Aim
From the first line of the listing below, retype each line up to and including the one with "(8,-7) rectangle (895,-401);"; pictures stay out.
##### Raw data
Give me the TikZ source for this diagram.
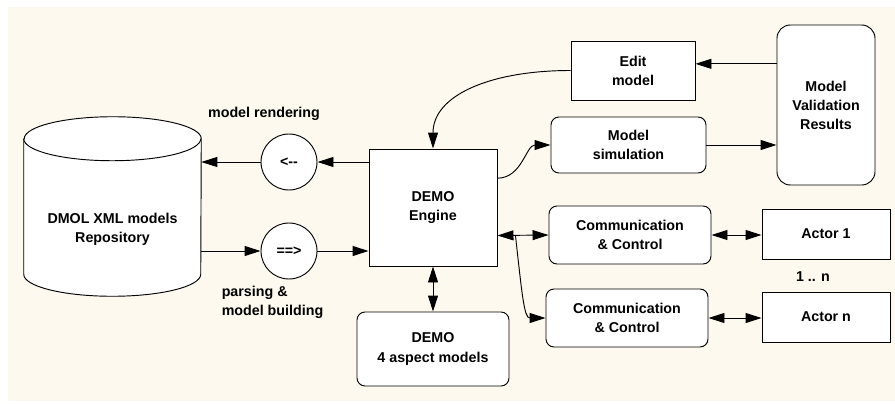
\documentclass[tikz,border=0pt]{standalone}
\usepackage{fontspec}
\setmainfont{Liberation Sans}
\usetikzlibrary{arrows.meta,positioning,calc}
\definecolor{dmolcream}{RGB}{253,249,238}

\begin{document}
\begin{tikzpicture}[x=.75pt,y=.75pt,
  font=\fontsize{10.7}{14.3}\selectfont\bfseries,
  box/.style={draw,fill=white,align=center,inner sep=2pt,line width=.7pt},
  rbox/.style={box,rounded corners=6pt},
  op/.style={draw,fill=white,circle,minimum size=42pt,inner sep=0pt,line width=.7pt},
  annot/.style={align=left,inner sep=0pt},
  flow/.style={-{Triangle[length=12pt,width=7.5pt]},line width=.7pt},
  twoway/.style={{Triangle[length=12pt,width=7.5pt]}-{Triangle[length=12pt,width=7.5pt]},line width=.7pt}]

\path[use as bounding box] (0,0) rectangle (895,-403);
\fill[dmolcream] (8,-7) rectangle (895,-401);

% repository cylinder
\node[minimum width=132.75pt,minimum height=134.25pt,inner sep=0pt] (repo) at (112.5,-206.5) {};
\draw[fill=white,line width=.7pt] ($(repo.north west)+(0,-22)$) -- ($(repo.south west)+(0,22)$)
  arc[start angle=180,end angle=360,x radius=66.375pt,y radius=16.5pt]
  -- ($(repo.north east)+(0,-22)$)
  arc[start angle=0,end angle=180,x radius=66.375pt,y radius=16.5pt] -- cycle;
\draw[line width=.7pt] ($(repo.north west)+(0,-22)$)
  arc[start angle=180,end angle=360,x radius=66.375pt,y radius=16.5pt];
\node[align=center] (repotext) at (112.5,-229.5) {DMOL XML models\\Repository};

\node[op] (render) at (289,-162) {<-\kern0pt-};
\node[op] (parse) at (289,-251) {==>};
\node[annot] (rendertext) at (264,-114) {model rendering};
\node[annot] (parsetext) at (272.5,-302.5) {parsing \&\\model building};

\node[box,minimum width=96pt,minimum height=87.75pt] (engine) at (433,-207.5) {DEMO\\Engine};
\node[rbox,minimum width=114pt,minimum height=55.5pt] (aspect) at (433,-349) {DEMO\\4 aspect models};
\node[box,minimum width=93pt,minimum height=44.25pt] (edit) at (633,-70.5) {Edit\\model};
\node[rbox,minimum width=116.25pt,minimum height=42pt] (sim) at (628.5,-145) {Model\\simulation};
\node[box,rounded corners=10pt,minimum width=73.5pt,minimum height=120pt] (valid) at (826,-105) {Model\\Validation\\Results};
\node[rbox,minimum width=121.5pt,minimum height=43.5pt] (comm1) at (630,-235) {Communication\\\& Control};
\node[rbox,minimum width=121.5pt,minimum height=43.5pt] (comm2) at (627,-318) {Communication\\\& Control};
\node[box,minimum width=96pt,minimum height=37.5pt] (actor1) at (826,-234) {Actor 1};
\node[box,minimum width=96pt,minimum height=37.5pt] (actorn) at (826,-317) {Actor n};
\node[annot] (multi) at (813,-277) {1 .. n};

% connectors
\draw[flow] (render.east -| engine.west) -- (render.east);
\draw[flow] (render.west) -- (render.west -| repo.east);
\draw[flow] (parse.west -| repo.east) -- (parse.west);
\draw[flow] (parse.east) -- (parse.east -| engine.west);
\draw[twoway] (engine.south) -- (aspect.north);
\draw[flow] (edit.west) .. controls +(-60pt,0) and +(0,40pt) .. (engine.north);
\coordinate (vin) at ([yshift=5pt]edit.east);
\draw[flow] (vin -| valid.west) -- (vin);
\draw[flow] ([yshift=22pt]engine.east) to[out=0,in=180] (sim.west);
\draw[flow] (sim.east) -- (sim.east -| valid.west);
\draw[twoway] ([yshift=-21pt]engine.east) -- (comm1.west);
\coordinate (split) at ($(engine.east)+(13.5pt,-21pt)$);
\draw[flow] (split) .. controls +(5pt,-45pt) and +(-16pt,0) .. (comm2.west);
\draw[twoway] (comm1.east) -- (comm1.east -| actor1.west);
\draw[twoway] (comm2.east) -- (comm2.east -| actorn.west);

\end{tikzpicture}
\end{document}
##########
Complete response
Give me the TikZ source for this diagram.
\documentclass[tikz,border=0pt]{standalone}
\usepackage{fontspec}
\setmainfont{Liberation Sans}
\usetikzlibrary{arrows.meta,positioning,calc}
\definecolor{dmolcream}{RGB}{253,249,238}

\begin{document}
\begin{tikzpicture}[x=.75pt,y=.75pt,
  font=\fontsize{10.7}{14.3}\selectfont\bfseries,
  box/.style={draw,fill=white,align=center,inner sep=2pt,line width=.7pt},
  rbox/.style={box,rounded corners=6pt},
  op/.style={draw,fill=white,circle,minimum size=42pt,inner sep=0pt,line width=.7pt},
  annot/.style={align=left,inner sep=0pt},
  flow/.style={-{Triangle[length=12pt,width=7.5pt]},line width=.7pt},
  twoway/.style={{Triangle[length=12pt,width=7.5pt]}-{Triangle[length=12pt,width=7.5pt]},line width=.7pt}]

\path[use as bounding box] (0,0) rectangle (895,-403);
\fill[dmolcream] (8,-7) rectangle (895,-401);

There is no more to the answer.